Benoît XVI encourage le dialogue avec l'islam modéré
Le Monde - 24 mars 2006Benoît XVI a remis les insignes de cardinaux, vendredi 24 mars, sur la place Saint-Pierre à Rome, aux quinze nouveaux membres du Sacré Collège qu'il avait nommés le 22 février. Ce consistoire obéit à un rite ancien : chaque nouveau cardinal s'agenouille devant le pape, qui lui pose sur la tête la barrette de couleur pourpre, en souvenir du martyre exigé des témoins de la foi. Une autre cérémonie est prévue samedi 25 mars, au cours de laquelle les cardinaux recevront l'anneau en signe, cette fois, d'union absolue avec le pape.

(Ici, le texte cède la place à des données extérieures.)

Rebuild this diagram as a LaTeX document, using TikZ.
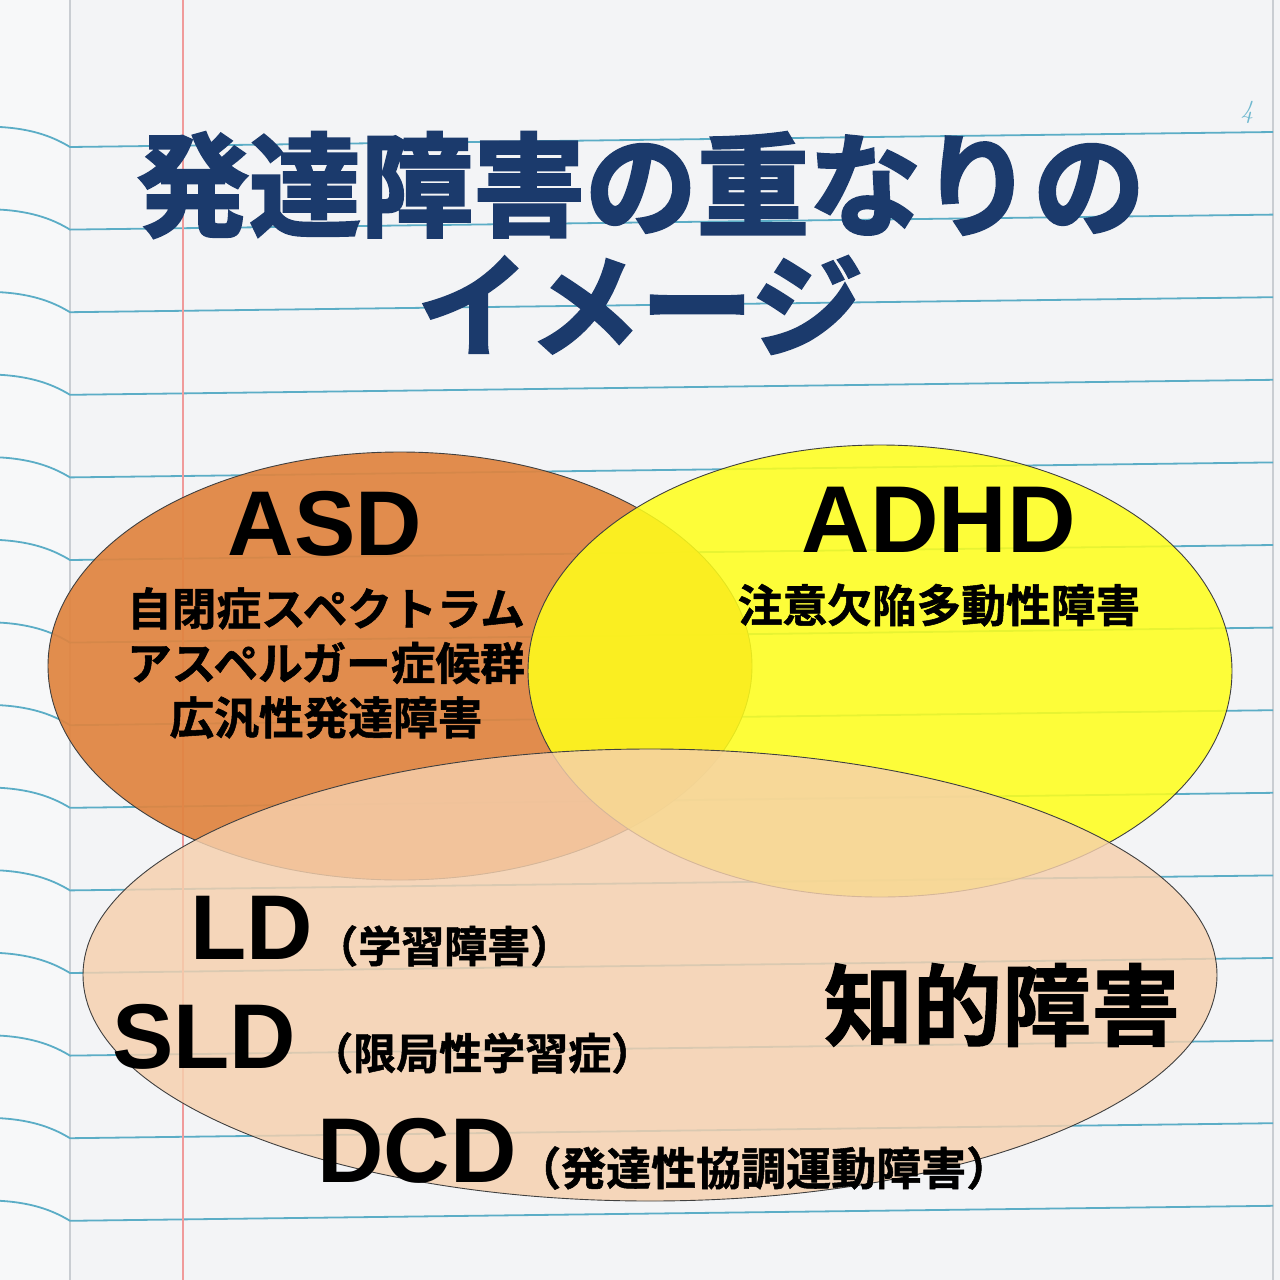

Au-delà de la pompe romaine, ce premier consistoire de Benoît XVI répondait à deux objectifs : renforcer le poids de l'Asie dans la géopolitique du Vatican et redonner au Sacré Collège sa vraie place dans le gouvernement de l'Eglise. Trois nouveaux cardinaux viennent du continent asiatique dont Jean Paul II disait déjà qu'il était l'objectif premier pour l'avenir de l'Eglise : le Philippin Gaudencio Rosales, 73 ans, archevêque de Manille ; le Coréen Nicholas Cheong Jin-suk, 74 ans, archevêque de Séoul, et Joseph Zen Ze-kiun, 74 ans, évêque de Hongkong. Cette promotion de Mgr Zen, le "Desmond Tutu" chinois, militant des droits de l'homme - dont notre confrère de La Croix Dorian Malovic vient de tracer un beau portrait dans Le Pape jaune (Perrin-Asies) - inquiète Pékin. Li Zhaoxing, ministre des affaires étrangères, vient de rappeler que le Vatican doit "éviter toute ingérence, de quelque manière que ce soit, dans les affaires intérieures de la Chine".
Avec quinze nouveaux cardinaux, le Sacré Collège compte désormais 193 membres, dont 120 de moins de 80 ans, seuls habilités, demain, à élire un nouveau pape. Le poids de l'Europe y reste largement majoritaire. Deux personnalités françaises y font leur entrée : Jean-Pierre Ricard, président de la Conférence des évêques, et le discret jésuite Albert Vanhoye, octogénaire, qui fut longtemps collaborateur du futur Benoît XVI à la Congrégation pour la doctrine de la foi.
Le pape entend redonner au collège des cardinaux son rôle historique de "Sénat" de l'Eglise. Jeudi 23 mars, les nouveaux comme les anciens "princes de l'Eglise" ont été invités à une libre discussion sur "les grands défis qui attendent l'Eglise". Deux questions ont émergé : les relations avec l'islam et le contentieux avec les évêques traditionalistes héritiers de Mgr Lefebvre.
Réintégration des "lefebvristes"En dépit du huis clos, on sait que Benoît XVI est intervenu pour encourager le dialogue avec l'"islam modéré", en se montrant intransigeant sur le principe de la "liberté religieuse", c'est-à-dire du respect des droits des chrétiens dans des pays d'islam. Des craintes avaient été exprimées que ce dialogue ne soit plus une priorité, après la décision du pape, le 11 mars, de rattacher le Conseil pontifical pour le dialogue interreligieux (dont le président, Mgr Fitzgerald, a été mis à l'écart) au Conseil pour la culture, présidé par le cardinal Paul Poupard. Intervenue après l'affaire des caricatures de Mahomet et les émeutes antichrétiennes dans certains pays musulmans, cette décision de Benoît XVI exprime une double volonté d'allégement des structures et de réorientation du dialogue avec les musulmans, dans le sens d'une plus grande fermeté.
Le débat a été plus vif, jeudi, à propos de la réintégration des catholiques traditionalistes. "Nos bras sont ouverts aux lefebvristes. Il s'agit d'étudier le meilleur moyen de les accueillir", a dit le cardinal Castrillon-Hoyos, en charge du dossier à la Curie. Mais la solution qui consiste à créer une "prélature personnelle" (comme l'Opus Dei) en faveur de la Fraternité Saint-Pie X (480 prêtres, dans 59 pays) passe mal auprès de cardinaux pour qui aucun rapprochement n'est possible avant que les lefebvristes aient ratifié les innovations du concile Vatican II, notamment le dialogue avec les autres religions chrétiennes et non chrétiennes.